There are numerous examples of good girls patiently waiting for their rewards. I think of Cinderella, Sleeping Beauty. Various assorted princesses each one suffering under pressure from evil step mothers, horrible husbands, ugly sisters. The harsher the punishment, the more virtuous I become. At school I am the most obedient of students. I know the answers to questions, I am always first to put up my hand to help the teacher. My sister takes her rage and channels it into evil deeds. She sits in the schoolyard with the malcontents. She is sent to the office once or twice a week. She is surly at dinner, and, afterward when we settle to work on the models together, she sits with her back to us, preferring the company of a book to our stories on reel to reel. We have chosen our sides. She is the bad child. I am the good. We stick to our separate territories and we excel in our polarised roles. Still each afternoon we play the game. I fail the small domestic task that she has set for me. She dishes out new punishments, holding a stone outstretched on the palm of my hand till my arm starts to burn and my muscles cramp, writing out lines in a notebook, I must do better next time, I must do better next time.
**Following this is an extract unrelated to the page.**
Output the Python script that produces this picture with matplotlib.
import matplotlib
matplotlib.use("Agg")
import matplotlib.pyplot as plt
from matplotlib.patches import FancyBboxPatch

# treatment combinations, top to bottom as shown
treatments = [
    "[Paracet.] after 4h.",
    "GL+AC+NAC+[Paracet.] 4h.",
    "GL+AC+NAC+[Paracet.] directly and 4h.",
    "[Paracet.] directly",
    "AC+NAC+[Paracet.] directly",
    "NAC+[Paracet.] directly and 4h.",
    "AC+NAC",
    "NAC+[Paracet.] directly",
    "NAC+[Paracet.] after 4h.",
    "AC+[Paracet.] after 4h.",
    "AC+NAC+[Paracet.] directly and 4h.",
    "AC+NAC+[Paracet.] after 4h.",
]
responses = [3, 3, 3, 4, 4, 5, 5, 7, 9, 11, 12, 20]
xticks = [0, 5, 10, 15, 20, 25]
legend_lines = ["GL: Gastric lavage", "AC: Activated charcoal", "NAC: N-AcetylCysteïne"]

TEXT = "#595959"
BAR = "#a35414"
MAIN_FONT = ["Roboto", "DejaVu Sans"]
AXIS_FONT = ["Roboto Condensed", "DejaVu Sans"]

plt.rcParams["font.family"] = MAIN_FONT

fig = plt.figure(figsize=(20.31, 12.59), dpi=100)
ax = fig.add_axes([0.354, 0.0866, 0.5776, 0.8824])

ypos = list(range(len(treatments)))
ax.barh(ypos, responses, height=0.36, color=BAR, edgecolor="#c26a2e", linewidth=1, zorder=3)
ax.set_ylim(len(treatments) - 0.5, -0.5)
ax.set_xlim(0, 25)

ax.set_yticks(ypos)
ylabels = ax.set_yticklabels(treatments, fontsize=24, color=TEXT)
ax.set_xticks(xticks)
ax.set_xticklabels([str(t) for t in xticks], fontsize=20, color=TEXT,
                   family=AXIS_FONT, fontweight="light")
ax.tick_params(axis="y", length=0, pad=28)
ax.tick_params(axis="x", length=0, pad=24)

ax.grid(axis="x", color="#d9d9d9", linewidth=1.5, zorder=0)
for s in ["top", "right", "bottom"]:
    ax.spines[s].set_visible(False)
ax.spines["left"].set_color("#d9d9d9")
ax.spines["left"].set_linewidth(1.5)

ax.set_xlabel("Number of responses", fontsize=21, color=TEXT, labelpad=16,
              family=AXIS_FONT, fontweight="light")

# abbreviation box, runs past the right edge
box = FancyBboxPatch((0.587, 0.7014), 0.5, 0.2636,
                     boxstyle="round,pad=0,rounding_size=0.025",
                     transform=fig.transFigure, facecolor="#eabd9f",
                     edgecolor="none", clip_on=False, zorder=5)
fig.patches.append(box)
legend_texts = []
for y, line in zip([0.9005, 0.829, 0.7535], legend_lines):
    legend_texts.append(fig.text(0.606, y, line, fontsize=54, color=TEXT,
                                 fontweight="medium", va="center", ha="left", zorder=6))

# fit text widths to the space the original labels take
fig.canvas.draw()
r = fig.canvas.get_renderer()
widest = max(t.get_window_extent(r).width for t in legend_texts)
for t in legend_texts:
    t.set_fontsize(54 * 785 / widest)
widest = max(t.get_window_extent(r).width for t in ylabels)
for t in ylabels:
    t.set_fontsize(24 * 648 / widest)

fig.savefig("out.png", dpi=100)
We have an alliance. Like all good prisoners and their captives there is a certain care between us. I give myself up to her slow kind of torture and she allows herself to become beastly in her treatment of me. For a while we are close. An equilibrium.

When the family ask her about school she just shrugs. Volunteering nothing. When I am alone with our mother in the kitchen, she puts her arm on the top of my head and draws me closer to her.

“Is Karen okay?”

“I think so.”

“She talks to you about things?”

“Not really.”

“But nothing is wrong? At school? Or anything?”

“No. Everything is good.”

I am blessed with secret knowledge, the hidden moods of my sister are mine to keep to myself or to divulge.